The building differed from the other parts of the complex not only in its architectural form, but also in the three-wing layout with the living area facing the street and the courtyard and the facilities located in the middle tract. The architect arranged a total of 15 one-room apartments with a separate kitchen and nine studio flats in the house – with the exception of the ground floor – always two studios and three apartments per floor. Unlike the other buildings in the complex, every housing unit had its own sanitary facilities. The construction programme of the space under the roof was identical to the corner house of the ensemble.
The whole complex has retained its original function to this day; only the restaurant on the ground floor of the corner building was converted into a canteen of the nearby Pilsen Power Distribution Plant at the turn of the 1940s and 1950s and adapted for commercial purposes in the 1990s.
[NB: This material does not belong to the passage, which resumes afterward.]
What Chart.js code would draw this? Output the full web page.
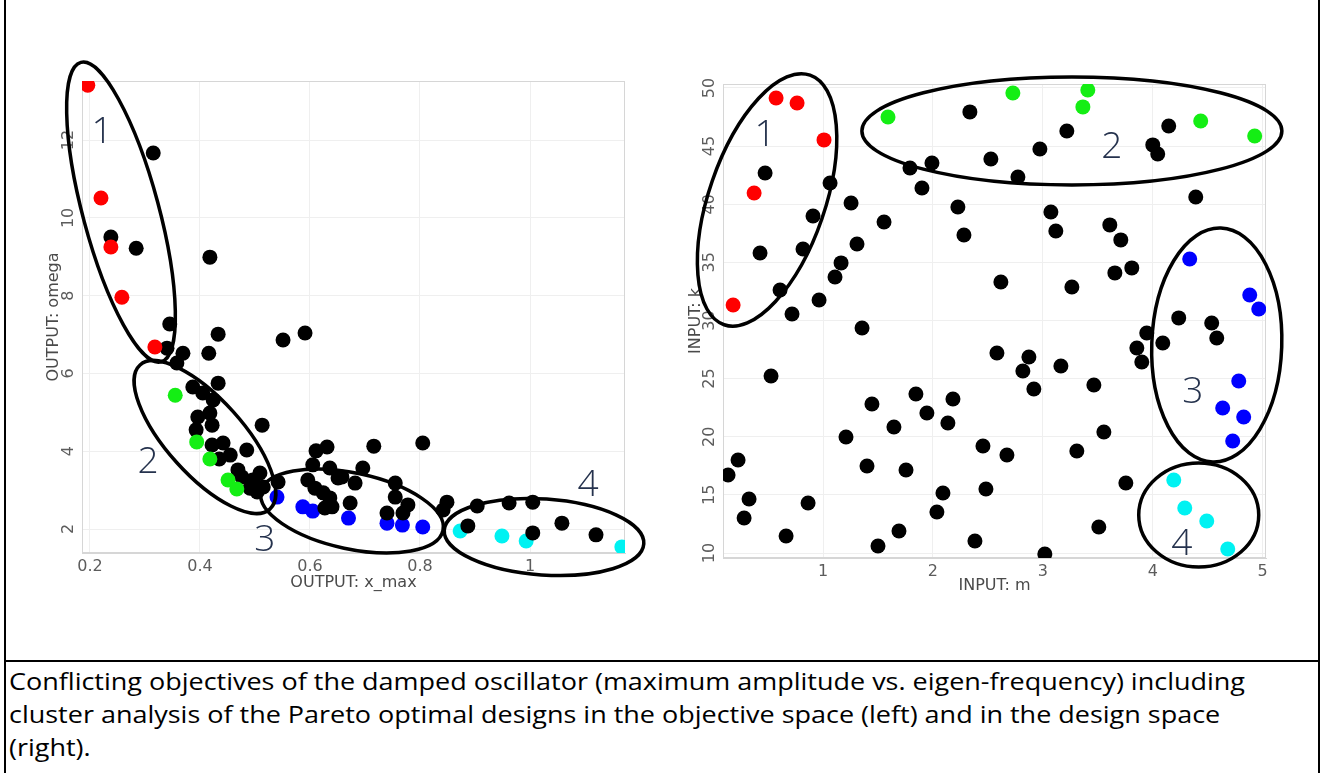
<!DOCTYPE html>
<html><head><meta charset="utf-8">
<script src="https://cdn.jsdelivr.net/npm/chart.js@4.4.1/dist/chart.umd.min.js"></script>
<style>
html,body{margin:0;padding:0;background:#fff;width:1322px;height:773px;overflow:hidden;position:relative}
#cL{position:absolute;left:0;top:0}
#cR{position:absolute;left:660px;top:0}
.vl{position:absolute;top:0;width:2px;height:773px;background:#000}
#hl{position:absolute;left:4px;width:1316px;top:660px;height:2px;background:#000}
#cap{position:absolute;left:9px;top:665px;line-height:33px;font-family:"Open Sans";color:#000;white-space:nowrap;transform-origin:0 0}
</style></head><body>
<div class="vl" style="left:4px"></div><div class="vl" style="left:1318px"></div><div id="hl"></div>
<canvas id="cL" width="660" height="610"></canvas>
<canvas id="cR" width="650" height="610"></canvas>
<div id="cap"></div>
<script>
// ---------- Objective space (left): x = OUTPUT: x_max, y = OUTPUT: omega ----------
const objXTicks = [0.2, 0.4, 0.6, 0.8, 1];
const objYTicks = [2, 4, 6, 8, 10, 12];
const objRed = [[0.196,13.41],[0.22,10.51],[0.238,9.25],[0.258,7.96],[0.318,6.68]];
const objGreen = [[0.355,5.44],[0.394,4.24],[0.418,3.8],[0.451,3.26],[0.467,3.03]];
const objBlue = [[0.54,2.82],[0.587,2.57],[0.605,2.46],[0.67,2.28],[0.74,2.15],[0.768,2.1],[0.805,2.05]];
const objCyan = [[0.873,1.95],[0.949,1.82],[0.993,1.69],[1.167,1.54]];
const objBlack = [
 [0.315,11.67],[0.238,9.51],[0.284,9.22],[0.418,8.99],[0.345,7.27],[0.433,7.01],[0.551,6.86],[0.591,7.04],
 [0.34,6.65],[0.369,6.52],[0.358,6.27],[0.416,6.52],[0.387,5.65],[0.405,5.5],[0.433,5.75],[0.424,5.32],
 [0.396,4.88],[0.418,4.98],[0.422,4.67],[0.393,4.55],[0.513,4.67],[0.422,4.16],[0.442,4.21],[0.485,4.03],
 [0.435,3.8],[0.455,3.9],[0.469,3.52],[0.476,3.34],[0.496,3.26],[0.509,3.44],[0.491,3.05],[0.515,3.08],
 [0.542,3.21],[0.504,2.95],
 [0.611,4.01],[0.631,4.11],[0.716,4.13],[0.805,4.21],[0.605,3.65],[0.636,3.57],[0.696,3.57],[0.596,3.26],
 [0.651,3.31],[0.682,3.18],[0.609,3.05],[0.624,2.93],[0.636,2.8],[0.64,2.57],[0.627,2.54],[0.673,2.67],
 [0.755,3.18],[0.755,2.82],[0.778,2.62],[0.74,2.41],[0.769,2.41],[0.849,2.69],[0.842,2.49],[0.658,3.34],
 [0.904,2.59],[0.962,2.67],[1.005,2.69],[0.887,2.08],[1.005,1.9],[1.058,2.15],[1.12,1.85]
];

// ---------- Design space (right): x = INPUT: m, y = INPUT: k ----------
const desXTicks = [1, 2, 3, 4, 5];
const desYTicks = [10, 15, 20, 25, 30, 35, 40, 45, 50];
const desRed = [[0.573,49.14],[0.764,48.71],[1.009,45.53],[0.373,40.97],[0.182,31.33]];
const desGreen = [[1.591,47.5],[2.727,49.57],[3.409,49.83],[3.364,48.37],[4.436,47.16],[4.927,45.87]];
const desBlue = [[4.336,35.29],[4.882,32.19],[4.964,30.99],[4.782,24.8],[4.636,22.47],[4.827,21.7],[4.727,19.63]];
const desCyan = [[4.191,16.28],[4.291,13.87],[4.491,12.75],[4.682,10.34]];
const desBlack = [
 [0.473,42.69],[1.064,41.83],[0.909,38.99],[0.427,35.81],[0.818,36.15],[0.609,32.62],[1.255,40.11],[1.555,38.47],
 [1.309,36.58],[1.164,34.95],[1.109,33.74],[0.964,31.76],[0.718,30.56],[1.355,29.35],[1.791,43.12],[1.991,43.55],
 [1.9,41.4],[2.227,39.76],[2.282,37.35],[2.336,47.94],[2.527,43.89],[2.618,33.31],[3.218,46.3],[2.973,44.75],
 [2.773,42.34],[4.145,46.73],[4.0,45.1],[4.045,44.32],[4.391,40.62],[3.073,39.33],[3.118,37.7],[3.609,38.22],
 [3.709,36.93],[3.655,34.09],[3.809,34.52],[3.264,32.88],[4.236,30.22],[4.536,29.78],[4.582,28.49],[3.945,28.92],
 [4.091,28.06],[3.855,27.63],[3.9,26.43],[2.582,27.2],[2.873,26.86],[2.818,25.66],[2.918,24.11],[3.164,26.09],
 [3.464,24.45],[3.555,20.41],[3.309,18.77],[2.455,19.2],[2.673,18.43],[2.482,15.5],[3.755,16.02],[3.509,12.24],
 [3.018,9.91],[2.382,11.03],[0.527,25.23],[1.445,22.82],[1.209,19.98],[1.645,20.84],[1.845,23.68],[1.945,22.04],
 [2.182,23.25],[2.136,21.18],[0.227,18.0],[0.136,16.71],[0.327,14.65],[0.282,13.01],[0.864,14.3],[0.664,11.46],
 [1.4,17.48],[1.755,17.14],[1.5,10.6],[1.691,11.89],[2.091,15.16],[2.036,13.53]
];

// ---------- Cluster annotations (centre in data units; radii in px; rotation in deg) ----------
const objEllipses = [
 {cx:0.2564, cy:10.15, a:155, b:38, rot:75},
 {cx:0.409, cy:4.365, a:97, b:38, rot:48},
 {cx:0.6764, cy:2.463, a:93, b:38, rot:12},
 {cx:1.0255, cy:1.794, a:100, b:38, rot:4}
];
const objLabels = [{t:'1',x:0.2218,y:12.26},{t:'2',x:0.3055,y:3.774},{t:'3',x:0.518,y:1.77},{t:'4',x:1.1055,y:3.18}];
const desEllipses = [
 {cx:0.491, cy:40.37, a:132, b:58, rot:109},
 {cx:3.264, cy:46.3, a:210, b:54, rot:0},
 {cx:4.582, cy:27.89, a:117, b:65, rot:92},
 {cx:4.418, cy:13.27, a:60, b:52, rot:0}
];
const desLabels = [{t:'1',x:0.4727,y:46.13},{t:'2',x:3.627,y:45.1},{t:'3',x:4.364,y:24.02},{t:'4',x:4.264,y:10.95}];

const COLORS = {red:'#ff0000', green:'#14ee14', black:'#000000', cyan:'#00f2f2', blue:'#0000ff'};

function ds(pairs, color){
  return {data: pairs.map(p=>({x:p[0], y:p[1]})), backgroundColor: color, borderWidth:0,
          pointRadius:7.5, pointHoverRadius:7.5, pointBorderWidth:0, clip:0};
}

function makeDeco(ellipses, labels){
  return {
    id:'deco',
    beforeDatasetsDraw(chart){
      const {ctx, chartArea:a} = chart;
      ctx.save(); ctx.strokeStyle='#d6d6d6'; ctx.lineWidth=1;
      ctx.strokeRect(a.left+0.5, a.top+0.5, a.width-1, a.height-1);
      ctx.restore();
    },
    afterDatasetsDraw(chart){
      const {ctx} = chart; const xs = chart.scales.x, ys = chart.scales.y;
      ctx.save();
      ctx.strokeStyle='#000'; ctx.lineWidth=3.5;
      for(const e of ellipses){
        ctx.beginPath();
        ctx.ellipse(xs.getPixelForValue(e.cx), ys.getPixelForValue(e.cy), e.a, e.b, e.rot*Math.PI/180, 0, 2*Math.PI);
        ctx.stroke();
      }
      ctx.fillStyle='#25324d'; ctx.font='300 37px "Open Sans"'; ctx.textAlign='center'; ctx.textBaseline='alphabetic';
      for(const l of labels){
        ctx.fillText(l.t, xs.getPixelForValue(l.x), ys.getPixelForValue(l.y)+13);
      }
      ctx.restore();
    }
  };
}

function axes(o){
  const tickFont = {family:'DejaVu Sans', size:16};
  const titleFont = {family:'DejaVu Sans', size:16};
  return {
    x:{type:'linear', min:o.xmin, max:o.xmax,
       afterBuildTicks:s=>{ s.ticks = o.xticks.map(v=>({value:v})); },
       afterFit:s=>{ s.height = 40; },
       grid:{color:'#efefef', drawTicks:false},
       border:{color:'#d6d6d6'},
       ticks:{padding:4, color:'#5c5c5c', font:tickFont, autoSkip:false, maxRotation:0, callback:v=>String(v)},
       title:{display:true, text:o.xtitle, color:'#4a4a4a', font:titleFont, padding:{top:0, bottom:o.xtpad}}
    },
    y:{type:'linear', min:o.ymin, max:o.ymax,
       afterBuildTicks:s=>{ s.ticks = o.yticks.map(v=>({value:v})); },
       afterFit:s=>{ s.width = o.yw; },
       grid:{color:'#efefef', drawTicks:false},
       border:{color:'#d6d6d6'},
       ticks:{padding:o.ytickpad, color:'#5c5c5c', font:tickFont, autoSkip:false, minRotation:90, maxRotation:90, crossAlign:'center', callback:v=>String(v)},
       title:{display:true, text:o.ytitle, color:'#4a4a4a', font:titleFont, padding:{top:o.ytpad, bottom:0}}
    }
  };
}

function makeChart(id, sets, scaleOpts, pad, ellipses, labels){
  return new Chart(document.getElementById(id), {
    type:'scatter',
    data:{datasets:[
      ds(sets.red, COLORS.red), ds(sets.green, COLORS.green), ds(sets.black, COLORS.black),
      ds(sets.cyan, COLORS.cyan), ds(sets.blue, COLORS.blue)
    ]},
    options:{
      responsive:false, animation:false, devicePixelRatio:1,
      layout:{padding:pad},
      plugins:{legend:{display:false}, tooltip:{enabled:false}},
      scales:axes(scaleOpts)
    },
    plugins:[makeDeco(ellipses, labels)]
  });
}

makeChart('cL', {red:objRed, green:objGreen, black:objBlack, cyan:objCyan, blue:objBlue},
  {xmin:0.1855, xmax:1.1727, ymin:1.383, ymax:13.52, xticks:objXTicks, yticks:objYTicks,
   xtitle:'OUTPUT: x_max', ytitle:'OUTPUT: omega', yw:82, ytickpad:3, ytpad:44, xtpad:1},
  {left:0, top:81, right:35, bottom:17}, objEllipses, objLabels);

makeChart('cR', {red:desRed, green:desGreen, black:desBlack, cyan:desCyan, blue:desBlue},
  {xmin:0.09, xmax:5.03, ymin:9.57, ymax:50.34, xticks:desXTicks, yticks:desYTicks,
   xtitle:'INPUT: m', ytitle:'INPUT: k', yw:63, ytickpad:2.5, ytpad:26, xtpad:3},
  {left:0, top:84, right:44, bottom:12}, desEllipses, desLabels);

// ---------- Caption ----------
const capLines = [
 'Conflicting objectives of the damped oscillator (maximum amplitude vs. eigen-frequency) including',
 'cluster analysis of the Pareto optimal designs in the objective space (left) and in the design space',
 '(right).'
];
(function(){
  const cap = document.getElementById('cap');
  const size = 23;
  const mctx = document.createElement('canvas').getContext('2d');
  mctx.font = size + 'px "Open Sans"';
  const w = mctx.measureText(capLines[0]).width;
  cap.style.fontSize = size + 'px';
  cap.style.transform = 'scaleX(' + (1236 / w).toFixed(4) + ')';
  capLines.forEach(t=>{ const d=document.createElement('div'); d.textContent=t; cap.appendChild(d); });
})();
</script></body></html>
The shell of the building has recently undergone a significant reconstruction, which on one hand respected the relief elements of the facade, but not its original colour on the other. Moreover, due to the thermal insulation of the external walls, the windows were moved away from the facade surface; the vertical restaurant sign also no longer exists. The other two houses have preserved their original architectural character, including the typical relief typography with the name of the Cooperative on the building front.